THE PROBLEM.
Each line from the start of the records below through the line that contains "ax = fig.add_axes([150" should be printed exactly. Pictures are omitted.

- - - -

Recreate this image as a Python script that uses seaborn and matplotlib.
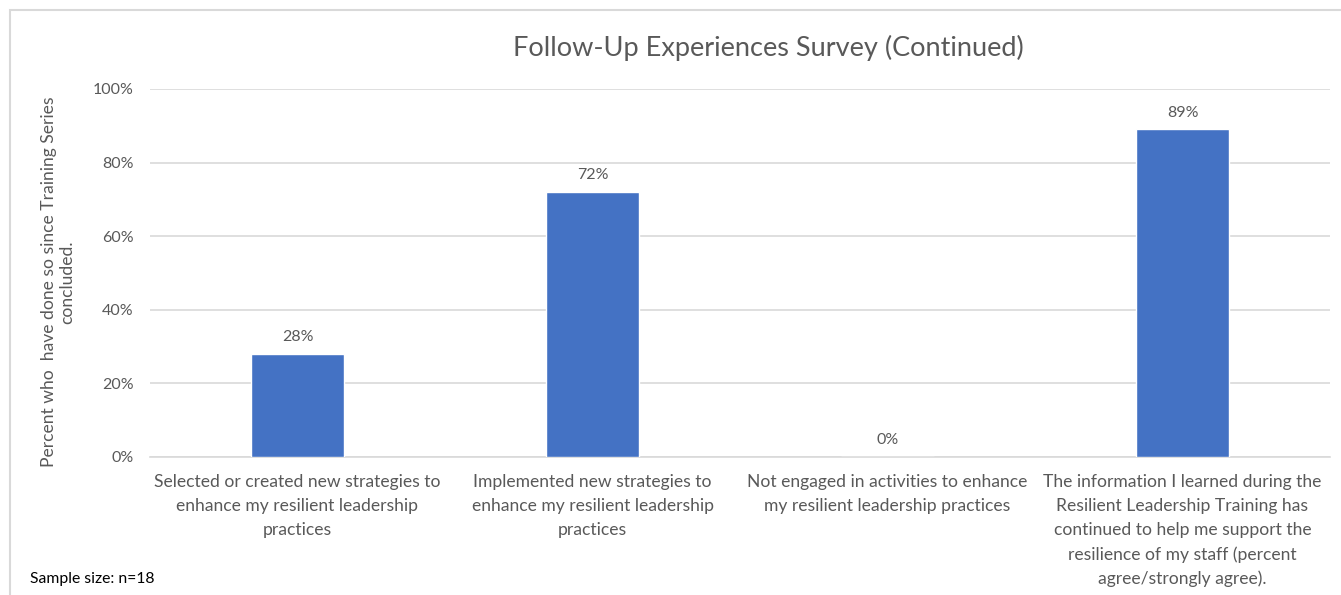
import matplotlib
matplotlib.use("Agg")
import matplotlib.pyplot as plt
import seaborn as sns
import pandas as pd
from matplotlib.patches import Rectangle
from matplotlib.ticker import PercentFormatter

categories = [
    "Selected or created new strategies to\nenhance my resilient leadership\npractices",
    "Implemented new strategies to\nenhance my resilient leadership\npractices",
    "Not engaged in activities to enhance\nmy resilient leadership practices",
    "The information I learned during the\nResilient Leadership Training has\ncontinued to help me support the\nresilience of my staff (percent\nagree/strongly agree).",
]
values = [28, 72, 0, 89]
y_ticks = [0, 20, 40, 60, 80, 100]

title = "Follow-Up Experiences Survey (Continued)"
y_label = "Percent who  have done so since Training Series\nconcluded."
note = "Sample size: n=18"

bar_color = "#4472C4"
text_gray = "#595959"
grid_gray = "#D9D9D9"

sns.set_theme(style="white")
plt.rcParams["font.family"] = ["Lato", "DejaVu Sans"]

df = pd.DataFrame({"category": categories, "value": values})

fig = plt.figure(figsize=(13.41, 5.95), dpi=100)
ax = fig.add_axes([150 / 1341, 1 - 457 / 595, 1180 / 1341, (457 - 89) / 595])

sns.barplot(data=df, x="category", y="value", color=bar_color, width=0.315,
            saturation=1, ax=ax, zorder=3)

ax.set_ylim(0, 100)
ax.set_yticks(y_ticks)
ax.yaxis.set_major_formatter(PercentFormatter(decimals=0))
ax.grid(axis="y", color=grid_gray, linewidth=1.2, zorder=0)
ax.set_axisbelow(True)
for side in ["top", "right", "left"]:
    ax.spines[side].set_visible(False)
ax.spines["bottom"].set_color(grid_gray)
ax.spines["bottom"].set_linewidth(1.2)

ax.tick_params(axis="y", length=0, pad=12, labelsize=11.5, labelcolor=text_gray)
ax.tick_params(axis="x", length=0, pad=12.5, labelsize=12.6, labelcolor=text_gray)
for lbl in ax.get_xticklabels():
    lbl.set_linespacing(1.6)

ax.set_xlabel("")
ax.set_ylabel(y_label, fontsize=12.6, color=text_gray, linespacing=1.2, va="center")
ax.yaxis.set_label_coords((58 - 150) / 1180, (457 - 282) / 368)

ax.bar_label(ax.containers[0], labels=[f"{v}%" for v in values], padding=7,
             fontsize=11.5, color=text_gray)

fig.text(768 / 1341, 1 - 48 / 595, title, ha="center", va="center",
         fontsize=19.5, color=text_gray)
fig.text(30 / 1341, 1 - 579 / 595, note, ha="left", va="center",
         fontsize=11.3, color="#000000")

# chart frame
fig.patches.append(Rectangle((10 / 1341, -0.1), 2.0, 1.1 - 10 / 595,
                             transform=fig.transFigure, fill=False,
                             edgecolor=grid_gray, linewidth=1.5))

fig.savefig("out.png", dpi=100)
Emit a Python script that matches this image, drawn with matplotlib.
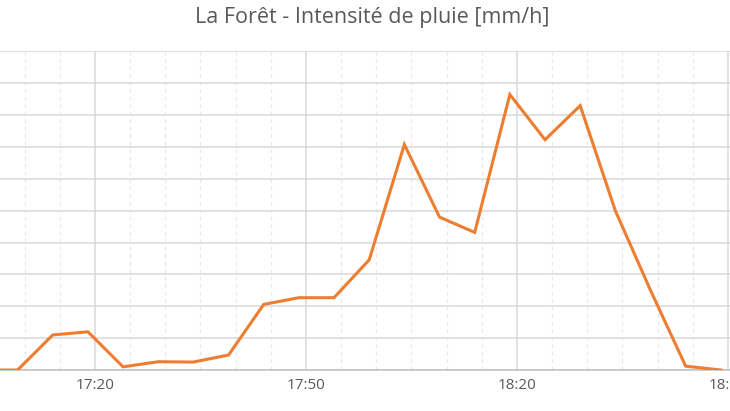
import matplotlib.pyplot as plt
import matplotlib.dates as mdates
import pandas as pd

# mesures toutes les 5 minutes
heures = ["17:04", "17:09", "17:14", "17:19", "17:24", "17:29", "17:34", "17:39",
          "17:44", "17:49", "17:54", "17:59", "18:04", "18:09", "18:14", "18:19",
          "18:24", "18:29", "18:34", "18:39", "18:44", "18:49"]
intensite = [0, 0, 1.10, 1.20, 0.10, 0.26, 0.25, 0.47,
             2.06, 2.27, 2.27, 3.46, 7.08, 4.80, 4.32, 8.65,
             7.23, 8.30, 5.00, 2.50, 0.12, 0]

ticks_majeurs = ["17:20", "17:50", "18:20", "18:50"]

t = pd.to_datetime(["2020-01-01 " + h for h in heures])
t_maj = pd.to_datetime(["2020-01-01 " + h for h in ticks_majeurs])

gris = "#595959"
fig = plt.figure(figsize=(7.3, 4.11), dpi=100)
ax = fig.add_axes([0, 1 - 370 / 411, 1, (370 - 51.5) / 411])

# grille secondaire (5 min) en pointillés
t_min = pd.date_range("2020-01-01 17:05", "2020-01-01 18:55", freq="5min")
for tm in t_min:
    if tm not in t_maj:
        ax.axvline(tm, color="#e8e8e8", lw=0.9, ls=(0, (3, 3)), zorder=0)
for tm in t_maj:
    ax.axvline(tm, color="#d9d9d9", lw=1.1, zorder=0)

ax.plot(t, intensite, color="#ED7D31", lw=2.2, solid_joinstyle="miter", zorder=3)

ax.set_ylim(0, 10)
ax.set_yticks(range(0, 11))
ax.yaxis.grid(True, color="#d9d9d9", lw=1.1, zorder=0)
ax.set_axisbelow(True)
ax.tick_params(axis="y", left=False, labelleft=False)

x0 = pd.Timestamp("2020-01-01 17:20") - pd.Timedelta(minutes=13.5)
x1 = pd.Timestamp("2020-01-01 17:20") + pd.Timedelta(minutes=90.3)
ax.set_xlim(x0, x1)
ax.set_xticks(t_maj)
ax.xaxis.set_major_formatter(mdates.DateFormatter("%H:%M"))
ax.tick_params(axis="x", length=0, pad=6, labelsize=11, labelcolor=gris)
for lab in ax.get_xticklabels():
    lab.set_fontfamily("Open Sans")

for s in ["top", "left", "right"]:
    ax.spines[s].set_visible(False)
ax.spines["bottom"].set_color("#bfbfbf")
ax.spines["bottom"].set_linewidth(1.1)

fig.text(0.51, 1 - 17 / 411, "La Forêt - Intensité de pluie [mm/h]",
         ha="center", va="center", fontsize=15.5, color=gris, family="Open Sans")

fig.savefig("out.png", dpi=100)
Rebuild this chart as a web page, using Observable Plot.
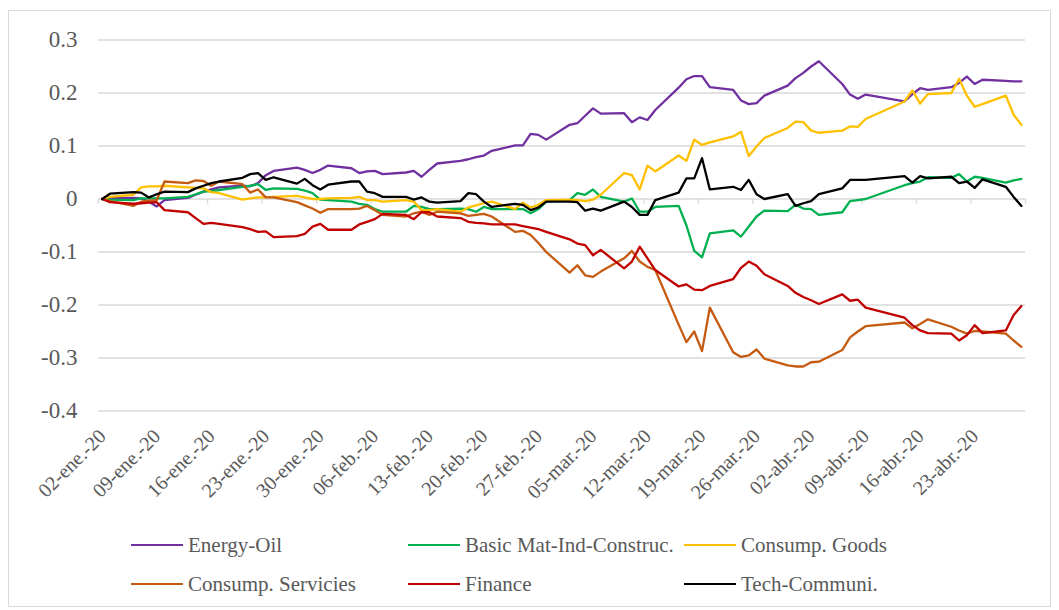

- - - -

WRITTEN SOLUTION.
Recreate this image as a Python script that uses seaborn and matplotlib.
import matplotlib
matplotlib.use("Agg")
import matplotlib.pyplot as plt
import seaborn as sns
import pandas as pd
from matplotlib.patches import Rectangle
from matplotlib.ticker import PercentFormatter

categories = [
    "Selected or created new strategies to\nenhance my resilient leadership\npractices",
    "Implemented new strategies to\nenhance my resilient leadership\npractices",
    "Not engaged in activities to enhance\nmy resilient leadership practices",
    "The information I learned during the\nResilient Leadership Training has\ncontinued to help me support the\nresilience of my staff (percent\nagree/strongly agree).",
]
values = [28, 72, 0, 89]
y_ticks = [0, 20, 40, 60, 80, 100]

title = "Follow-Up Experiences Survey (Continued)"
y_label = "Percent who  have done so since Training Series\nconcluded."
note = "Sample size: n=18"

bar_color = "#4472C4"
text_gray = "#595959"
grid_gray = "#D9D9D9"

sns.set_theme(style="white")
plt.rcParams["font.family"] = ["Lato", "DejaVu Sans"]

df = pd.DataFrame({"category": categories, "value": values})

fig = plt.figure(figsize=(13.41, 5.95), dpi=100)
ax = fig.add_axes([150 / 1341, 1 - 457 / 595, 1180 / 1341, (457 - 89) / 595])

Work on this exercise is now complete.